Discovery and development of artificial nucleic acid ligands to probe cellular interactions

Discovery and development of artificial nucleic acid ligands to probe cellular interactions The regulation followed by measurement of cellular events, such as intercellular communication, receptor- ligand interactions, and inter-receptor interactions using molecular tools, will expand our understanding of

cellular decision-making mediated by cell surface receptors. Owing to their synthetic nature and compatibility with a variety of nano-materials, nucleic acid aptamers are well suited as specific recognition probes for incorporation into such tools. Aptamers are single-stranded DNA/RNA/XNA (X= nonstandard nucleic acid

base) sequences that bind to a specific target with high affinity and specificity. However, because of their low solubility in aqueous media, purified cell-surface receptors do not make good targets for in vitro screening of aptamer ligands. Additionally, in response to ligand binding, cell surface receptors act in concert, forming

transient complexes. Such complexes are hard to constitute in artificial buffer systems while maintaining their native fold. This means that conventional approaches to aptamer-ligand screening may not lead to aptamers that are translatable. Addressing this need, the Mallikaratchy Lab recently pioneered a technology termed

Ligand-guided Selection or LIGS to identify functional aptamers from a SELEX (Systematic Evolution of Ligands by EXponential enrichment) library, against known multi-domain cell surface targets in their native functional state. LIGS uses the same combinatorial library but takes advantage of characteristics inherent to

SELEX. For example, it is known that the iterative process in conventional SELEX is designed to outcompete low-affinity binders through a competitive process whereby high-affinity binders move through an increasingly selective process.
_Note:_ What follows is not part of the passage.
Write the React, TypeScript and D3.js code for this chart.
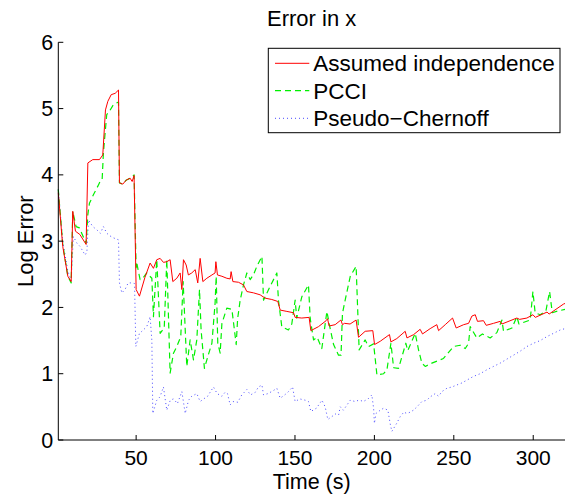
import React from "react";
import * as d3 from "d3";

const redT = [1,3.8,7,9.1,10.1,11.8,14.6,18.5,19.6,22.7,26.9,29,30.7,32.2,34.3,36.8,38.9,39.5,41.6,43.7,46.2,47.5,48.7,50,52.1,55.5,58.8,60.9,63,65.1,67.2,69.3,71.4,73.1,75.6,77.7,78.8,79.8,81.5,82.9,85,87.2,88.8,90.3,92,94.5,97.7,99.7,100.2,101.2,104,107.1,109.2,109.8,110.9,114.4,117.6,119.7,123.9,128.1,131.2,135.4,139.2,140.7,144.9,149.1,150.1,154.3,158.9,160,164.8,169.6,170.5,171.5,175.3,178.9,179.9,181.2,184.7,188.5,190,194.2,199,200.1,203.7,209.5,210.4,214.1,219.4,220.5,224.7,228.8,230.3,235.1,239.3,240.4,244.6,249.2,251.5,256.2,259.3,261.4,263.5,264.9,268.7,270.4,275,279.2,280.3,289.7,291.4,296,299.8,301.3,308.7,310,319,320];
const redV = [3.73,2.92,2.47,2.39,3.45,3.15,3.1,2.95,4.18,4.23,4.23,4.3,4.98,5.11,5.21,5.23,5.28,3.88,3.86,3.92,3.95,3.9,3.99,2.27,2.17,2.45,2.67,2.59,2.72,2.74,2.68,2.69,2.72,2.39,2.44,2.52,2.27,2.72,2.64,2.49,2.52,2.57,2.37,2.74,2.39,2.44,2.49,2.52,2.69,2.49,2.47,2.44,2.43,2.54,2.39,2.38,2.34,2.24,2.22,2.19,2.14,2.12,2.09,1.96,1.94,1.92,1.85,1.84,1.85,1.65,1.71,1.8,1.83,1.72,1.74,1.81,1.74,1.76,1.75,1.81,1.55,1.64,1.65,1.44,1.49,1.59,1.48,1.53,1.64,1.54,1.59,1.67,1.6,1.68,1.74,1.65,1.74,1.84,1.69,1.74,1.76,1.87,1.89,1.79,1.8,1.73,1.76,1.79,1.75,1.84,1.82,1.84,1.89,1.85,1.93,1.9,2.05,2.06];

const greenT = [1,3.8,7,9.1,10.1,12.2,14.3,18.5,19.6,20.6,23.1,25.9,27.3,28.6,29.4,30,31.5,33.2,35.7,38.9,39.5,41.6,43.7,46.2,48.7,50,50.4,52.5,54.5,56.7,59.9,60.9,63,65.1,67.7,69.3,71.4,73.5,75.6,78.1,79.6,81.9,84,86.1,88.2,89.9,90.9,93,95.5,97.7,99.7,100.4,101.4,102.9,104,107.1,110.3,113,113.9,115.5,117.6,119.7,121.8,124,126,129.2,130.2,132,134.4,138.6,139.6,141.7,145.9,148,150.1,151.1,154.3,158.5,159.6,161.7,164,166.9,170.1,172,174.3,177.4,179,179.9,181.6,184.8,188.5,190.4,194.2,196.3,199.5,200.5,201.6,205.8,207.9,210.4,212.1,215.2,219.8,221,225.7,227.8,229.9,232,236.2,243.5,249.8,254,257.2,259.3,260.3,264.5,268,272.9,277.1,280.3,281.3,286.6,289.7,291,298.1,299.8,301.2,304.4,308,310.3,312,316,320];
const greenV = [3.78,2.95,2.47,2.37,3.45,3.22,3.2,2.97,3.4,3.57,3.7,3.83,3.9,3.93,4.33,4.5,4.91,4.96,5.06,5.1,3.88,3.86,3.92,3.95,4.0,2.6,2.67,2.42,2.45,2.52,2.44,1.86,2.72,1.61,1.69,2.72,1.01,1.31,1.41,1.56,2.39,1.11,1.51,1.21,1.51,2.27,1.66,1.08,1.29,1.46,2.06,2.47,1.46,1.31,1.76,1.99,1.97,1.44,1.83,2.11,2.34,2.52,2.42,2.5,2.62,2.77,2.11,2.2,2.32,2.52,2.11,1.71,1.66,1.75,2.11,1.84,2.16,2.34,1.83,1.51,1.55,1.38,1.94,1.7,1.44,1.28,1.28,1.91,2.11,2.47,2.62,1.36,1.51,1.41,1.45,1.23,0.98,1.0,1.06,1.46,1.09,1.08,1.46,1.35,1.61,1.36,1.16,1.11,1.16,1.23,1.41,1.43,1.38,1.46,1.71,1.54,1.6,1.54,1.62,1.81,1.64,1.69,1.86,1.75,1.81,2.24,1.92,1.89,1.95,2.24,1.92,1.95,1.97];

const blueT = [1,3.8,7,9.1,10.5,12.7,14.7,17.9,19,20,22.7,25.3,27.5,29.4,31.5,33.5,35.7,38.9,39.5,41,43,45,47.3,49,49.8,52.1,53.6,56.7,58.8,59.9,60.5,63,65,67.2,69.3,71.5,73.5,76,78.8,80.9,83,85,88.2,90.3,92.5,95,98.7,101,104,106,107.5,109.2,111,114,116.5,119.7,122,125,127,129.2,130.2,133,136,138.6,140.7,143.5,145.5,148.5,150.1,153,156.5,158.5,160,163.5,167,169,170.7,173,176,177.5,178.5,180.5,182.5,184.8,188,190,191,193,196,198.4,199.5,200,201,203.7,205.8,208.5,209.9,211,212,214,216.2,218.5,220.5,222.5,224.6,226.8,229.9,233,235.1,238.3,240.4,242.5,245.6,248.8,251.9,255,258,262.4,266.6,270.8,275,279.2,283.4,287.6,291.8,296,300.2,304.4,308.6,312.8,317,320];
const blueV = [3.78,3.0,2.55,2.4,3.07,2.97,2.92,2.79,2.84,3.32,3.22,3.17,3.12,3.22,3.12,3.08,3.05,3.02,2.37,2.22,2.27,2.37,2.37,2.36,1.41,1.61,1.64,1.71,1.86,1.5,0.4,0.6,0.65,0.8,0.45,0.6,0.62,0.55,0.73,0.4,0.6,0.66,0.7,0.58,0.62,0.66,0.8,0.7,0.66,0.72,0.7,0.53,0.58,0.57,0.68,0.76,0.68,0.72,0.8,0.83,0.68,0.7,0.74,0.78,0.63,0.68,0.72,0.8,0.58,0.62,0.6,0.58,0.43,0.48,0.6,0.5,0.31,0.35,0.4,0.38,0.5,0.45,0.52,0.6,0.58,0.6,0.6,0.58,0.62,0.68,0.48,0.25,0.4,0.45,0.48,0.45,0.25,0.13,0.17,0.25,0.35,0.42,0.4,0.42,0.45,0.5,0.58,0.6,0.65,0.7,0.66,0.73,0.78,0.8,0.83,0.86,0.9,0.96,1.0,1.06,1.11,1.16,1.22,1.28,1.34,1.41,1.46,1.5,1.56,1.61,1.66,1.68];

const xTicks = [50, 100, 150, 200, 250, 300];
const yTicks = [0, 1, 2, 3, 4, 5, 6];
const seriesNames = ["Assumed independence", "PCCI", "Pseudo\u2212Chernoff"];
const titleText = "Error in x";
const xLabel = "Time (s)";
const yLabel = "Log Error";

const W = 570, H = 495;
const L = 58.3, R = 565, T = 42.3, B = 440;
const FONT = "'Liberation Sans', Arial, Helvetica, sans-serif";

export default function App() {
  const x = d3.scaleLinear().domain([1, 320]).range([L, R]);
  const y = d3.scaleLinear().domain([0, 6]).range([B, T]);
  const mk = (ts: number[], vs: number[]) =>
    d3.line<number>().x((_, i) => x(ts[i])).y((v) => y(v))(vs) || "";

  const series = [
    { name: seriesNames[0], d: mk(redT, redV), color: "#ff0000", dash: undefined as string | undefined, w: 1 },
    { name: seriesNames[1], d: mk(greenT, greenV), color: "#00f000", dash: "6,4", w: 1.2 },
    { name: seriesNames[2], d: mk(blueT, blueV), color: "#4848ff", dash: "1,3", w: 1 },
  ];
  const drawOrder = [series[2], series[1], series[0]];

  const lgX = 268.3, lgY = 48.3, lgW = 291.7, lgH = 84.4;
  const rowY = [63.3, 90.7, 118.3];

  return (
    <svg width={W} height={H} style={{ position: "absolute", left: 0, top: 0, background: "#fff" }} fontFamily={FONT}>
      <rect x={0} y={0} width={W} height={H} fill="#fff" />
      {drawOrder.map((s) => (
        <path key={s.name} d={s.d} fill="none" stroke={s.color} strokeWidth={s.w} strokeDasharray={s.dash} strokeLinejoin="round" />
      ))}
      <line x1={L} y1={T} x2={L} y2={B} stroke="#000" strokeWidth={1} />
      <line x1={L} y1={B} x2={R} y2={B} stroke="#000" strokeWidth={1} />
      {yTicks.map((t) => (
        <g key={"y" + t}>
          <line x1={L} x2={L + 5} y1={y(t)} y2={y(t)} stroke="#000" strokeWidth={1} />
          <text x={L - 5} y={y(t) + 7.5} textAnchor="end" fontSize={21.5} fill="#000">{t}</text>
        </g>
      ))}
      {xTicks.map((t) => (
        <g key={"x" + t}>
          <line x1={x(t)} x2={x(t)} y1={B} y2={B - 5} stroke="#000" strokeWidth={1} />
          <text x={x(t)} y={465} textAnchor="middle" fontSize={21} fill="#000">{t}</text>
        </g>
      ))}
      <text x={(L + R) / 2} y={489} textAnchor="middle" fontSize={21.5} fill="#000">{xLabel}</text>
      <text transform={`translate(33.3, ${(T + B) / 2}) rotate(-90)`} textAnchor="middle" fontSize={22} fill="#000">{yLabel}</text>
      <text x={(L + R) / 2} y={25.7} textAnchor="middle" fontSize={22} fill="#000">{titleText}</text>
      <rect x={lgX} y={lgY} width={lgW} height={lgH} fill="#fff" stroke="#000" strokeWidth={1} />
      {series.map((s, i) => (
        <g key={"lg" + i}>
          <line x1={275} x2={309.3} y1={rowY[i]} y2={rowY[i]} stroke={s.color} strokeWidth={s.w} strokeDasharray={s.dash} />
          <text x={313.3} y={rowY[i] + 8} fontSize={22.5} fill="#000">{s.name}</text>
        </g>
      ))}
    </svg>
  );
}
LIGS exploits this competition between weak and strong binders in a combinatorial library by

introducing a stronger, known high-affinity secondary ligand, e.g., a monoclonal antibody (mAb), against the target of interest to outcompete and replace highly specific aptamers. These aptamers can recognize their target receptors in cultured and clinical samples specifically. Building on our initial work on LIGS, the first goal

of this MIRA is to extend the types of interactions utilized in LIGS to naturally induced conformational switches of membrane proteins of mechanistic/functional interest to discover artificial ligands based on aptamers against them. The second goal explores chemical interventions to understand aptamer folding using bioorthogonal

approaches, such as click-chemistry, to facilitate proximity mediated intra-molecular cross-linking. Additionally, we plan to engineer functional aptamer scaffolds to regulate cell-cell and receptor-ligand interactions using aptamers already identified using LIGS, explicitly focusing on the modulation of TCR-CD3ε in T-cells. A

successful outcome to these goals will result in aptamers able to probe receptor interactions along with integrated nano-materials enhancing the application of aptamers in biomedicine while providing insights into the modulation of cell receptor biology in cellular decision making.